I clean a little. I ought to clean more, but I'm tired. I cook. And then after lunch is when I do everything illustrated by Sare here. I read Wattpad or a paperback. I make the rounds on Facebook, Twitter, Threads, and Instagram. Then I nap. If I have time, I do self-care. I spend an hour in the bathroom, washing and conditioning my hair, scrubbing my body raw, applying oil, lotion, and all my preservatives, like face masks, hair masks, acids, deep hydration stuff, foot scrub, buffing my nails or putting on polish, etc, etc. If all my weekends were like this, I think I'd be drop-dead gorgeous. As it is, I'm usually doing chores and then sleeping away the afternoons. Self-maintenance can wait.
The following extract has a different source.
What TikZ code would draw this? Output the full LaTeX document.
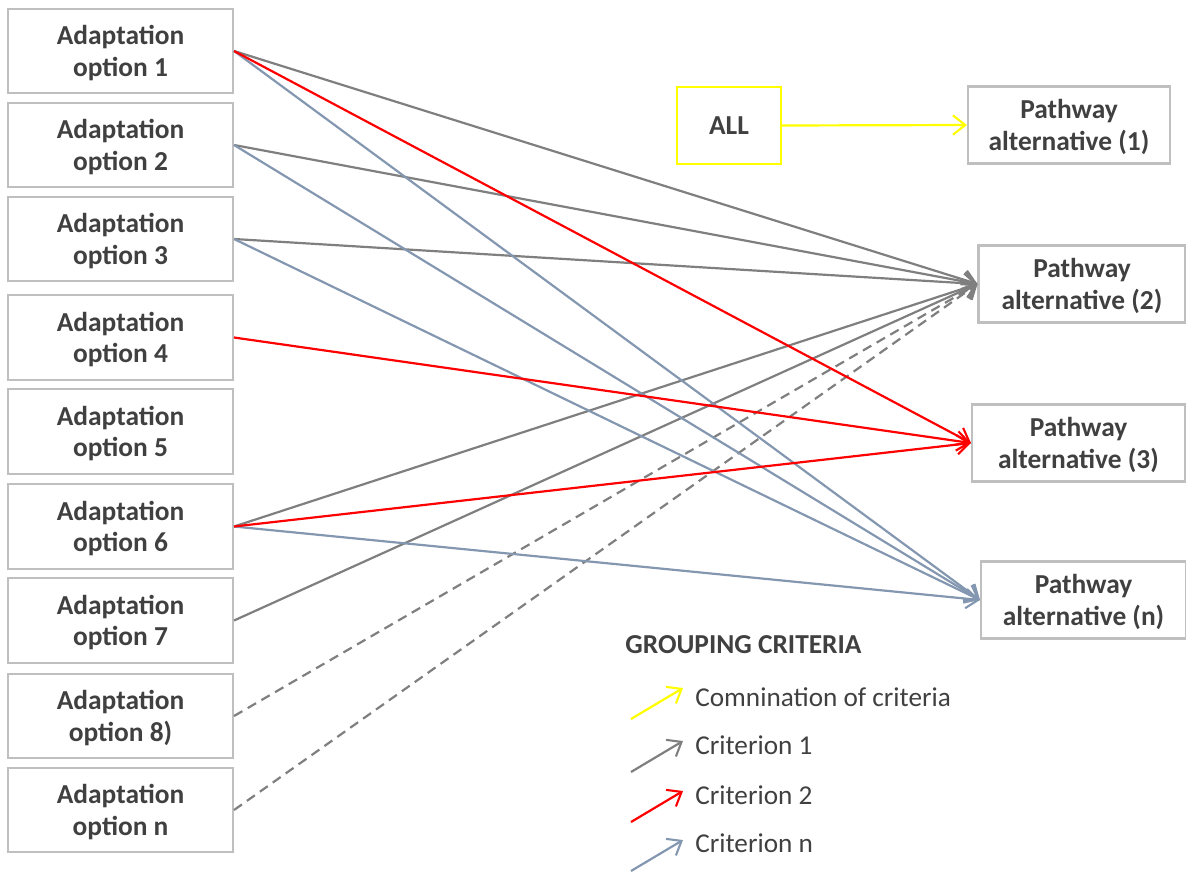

My favorite weekends are when I laze around like the women in these pictures and do absolutely nothing. Those soft-life weekends are rare.
During the school year, weekends are tough. The laundering of the uniforms. Buying stuff they need for school. Helping with homework. Managing all the clutter and chaos of schoolboys. During long breaks (Holy Week, sem break, Christmas break, and summer), everything slows down, and I'm happy.
That's why I miss quarantine. I don't miss COVID. But I sure miss when we were all just home. Life was perfect for me those years.
My weekends are never quiet. With a full house, it's very noisy. There's always someone playing the guitar or the piano. There's always someone singing (that would be me and my middle boy). There's always music. And video games. And movies. It's a very noisy home, but I can nap through all that racket. I'm that tired.
My husband complains a lot when he's cleaning up. It stresses out the kids. It doesn't bother me. I think it's just his way of cleaning. My mother and father were the same. I think it helps them clean. I'm the same way, except I sing when I clean and cook. My Lola Auring told me not to do that because she said it attracts bad luck into the home. Or that I'd end up marrying an old man, and she gives herself as proof. My lolo is 14 years older than her. Well, I married a man just 3 years older, and since I sing really badly, I guess that's the bad luck there.
My husband says he likes my playlists. I sing stream-of-consciousness, too, so if I started with an '80s song, then it's going to be an hour of me singing '80s songs! My kids must've gotten used to my singing because today I sang "American Pie" and they sang along. They already know the old songs I sing because that's how often I sing. Badly, yes, but I seem to still make them love music!